▸ **STATED EXERCISE**:
Leave the pictures out and transcribe every record exactly.

Recorded data:
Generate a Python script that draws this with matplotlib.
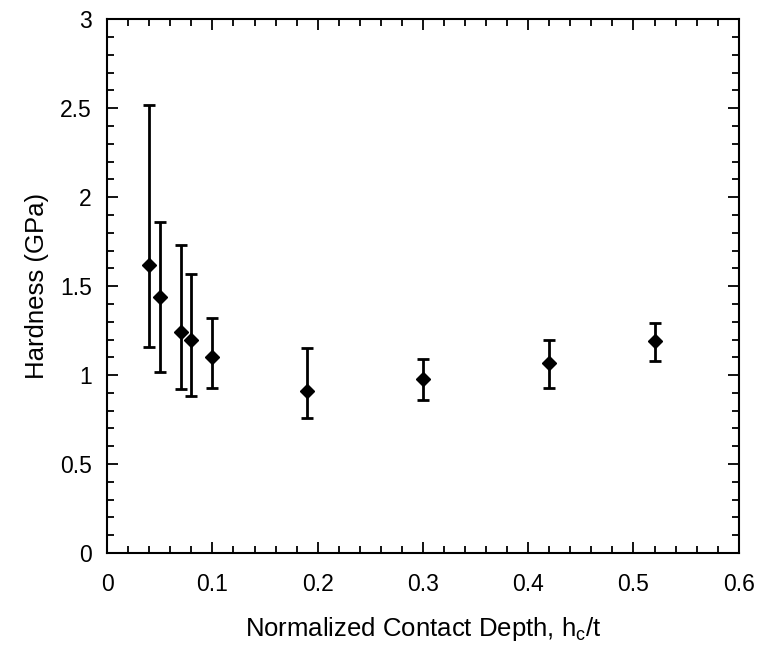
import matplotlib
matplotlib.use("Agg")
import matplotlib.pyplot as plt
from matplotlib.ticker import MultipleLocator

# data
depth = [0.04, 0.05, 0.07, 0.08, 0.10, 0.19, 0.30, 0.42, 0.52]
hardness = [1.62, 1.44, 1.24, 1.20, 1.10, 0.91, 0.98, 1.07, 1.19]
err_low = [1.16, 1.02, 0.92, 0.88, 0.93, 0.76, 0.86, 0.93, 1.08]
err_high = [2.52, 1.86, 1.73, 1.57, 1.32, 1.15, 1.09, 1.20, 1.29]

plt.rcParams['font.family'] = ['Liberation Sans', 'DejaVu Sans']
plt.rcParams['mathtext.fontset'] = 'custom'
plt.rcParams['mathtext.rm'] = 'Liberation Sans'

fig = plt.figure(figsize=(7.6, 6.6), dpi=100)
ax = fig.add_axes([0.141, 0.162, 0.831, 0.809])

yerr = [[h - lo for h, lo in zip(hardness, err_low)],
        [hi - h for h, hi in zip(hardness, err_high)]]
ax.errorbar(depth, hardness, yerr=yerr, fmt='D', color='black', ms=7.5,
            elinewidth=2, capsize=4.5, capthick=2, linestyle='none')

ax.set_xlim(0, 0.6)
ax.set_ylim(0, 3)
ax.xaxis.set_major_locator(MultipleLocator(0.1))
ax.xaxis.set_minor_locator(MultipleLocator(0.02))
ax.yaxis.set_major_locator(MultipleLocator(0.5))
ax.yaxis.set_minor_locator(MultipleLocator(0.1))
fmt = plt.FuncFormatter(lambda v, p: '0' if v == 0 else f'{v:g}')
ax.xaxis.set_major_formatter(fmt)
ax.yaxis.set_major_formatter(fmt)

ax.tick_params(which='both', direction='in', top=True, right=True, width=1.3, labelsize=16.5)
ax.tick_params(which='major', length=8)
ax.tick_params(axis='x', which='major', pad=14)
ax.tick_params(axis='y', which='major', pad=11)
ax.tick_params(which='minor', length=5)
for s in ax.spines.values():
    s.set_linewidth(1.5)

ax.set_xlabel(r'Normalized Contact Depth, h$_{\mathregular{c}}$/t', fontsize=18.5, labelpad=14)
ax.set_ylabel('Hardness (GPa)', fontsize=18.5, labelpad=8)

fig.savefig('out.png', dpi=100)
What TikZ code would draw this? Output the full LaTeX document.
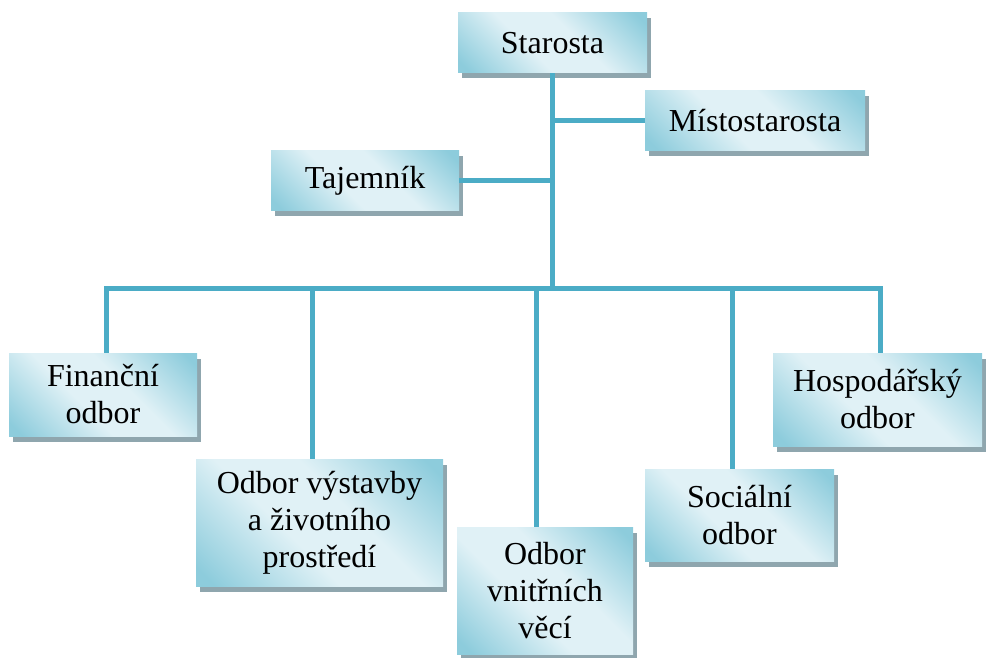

▸ **REPLY TO THE TASK**:
Generate a Python script that draws this with matplotlib.
import matplotlib
matplotlib.use("Agg")
import matplotlib.pyplot as plt
from matplotlib.ticker import MultipleLocator

# data
depth = [0.04, 0.05, 0.07, 0.08, 0.10, 0.19, 0.30, 0.42, 0.52]
hardness = [1.62, 1.44, 1.24, 1.20, 1.10, 0.91, 0.98, 1.07, 1.19]
err_low = [1.16, 1.02, 0.92, 0.88, 0.93, 0.76, 0.86, 0.93, 1.08]
err_high = [2.52, 1.86, 1.73, 1.57, 1.32, 1.15, 1.09, 1.20, 1.29]

plt.rcParams['font.family'] = ['Liberation Sans', 'DejaVu Sans']
plt.rcParams['mathtext.fontset'] = 'custom'
plt.rcParams['mathtext.rm'] = 'Liberation Sans'

fig = plt.figure(figsize=(7.6, 6.6), dpi=100)
ax = fig.add_axes([0.141, 0.162, 0.831, 0.809])

yerr = [[h - lo for h, lo in zip(hardness, err_low)],
        [hi - h for h, hi in zip(hardness, err_high)]]
ax.errorbar(depth, hardness, yerr=yerr, fmt='D', color='black', ms=7.5,
            elinewidth=2, capsize=4.5, capthick=2, linestyle='none')

ax.set_xlim(0, 0.6)
ax.set_ylim(0, 3)
ax.xaxis.set_major_locator(MultipleLocator(0.1))
ax.xaxis.set_minor_locator(MultipleLocator(0.02))
ax.yaxis.set_major_locator(MultipleLocator(0.5))
ax.yaxis.set_minor_locator(MultipleLocator(0.1))
fmt = plt.FuncFormatter(lambda v, p: '0' if v == 0 else f'{v:g}')
ax.xaxis.set_major_formatter(fmt)
ax.yaxis.set_major_formatter(fmt)

ax.tick_params(which='both', direction='in', top=True, right=True, width=1.3, labelsize=16.5)
ax.tick_params(which='major', length=8)
ax.tick_params(axis='x', which='major', pad=14)
ax.tick_params(axis='y', which='major', pad=11)
ax.tick_params(which='minor', length=5)
for s in ax.spines.values():
    s.set_linewidth(1.5)

ax.set_xlabel(r'Normalized Contact Depth, h$_{\mathregular{c}}$/t', fontsize=18.5, labelpad=14)
ax.set_ylabel('Hardness (GPa)', fontsize=18.5, labelpad=8)

fig.savefig('out.png', dpi=100)
What TikZ code would draw this? Output the full LaTeX document.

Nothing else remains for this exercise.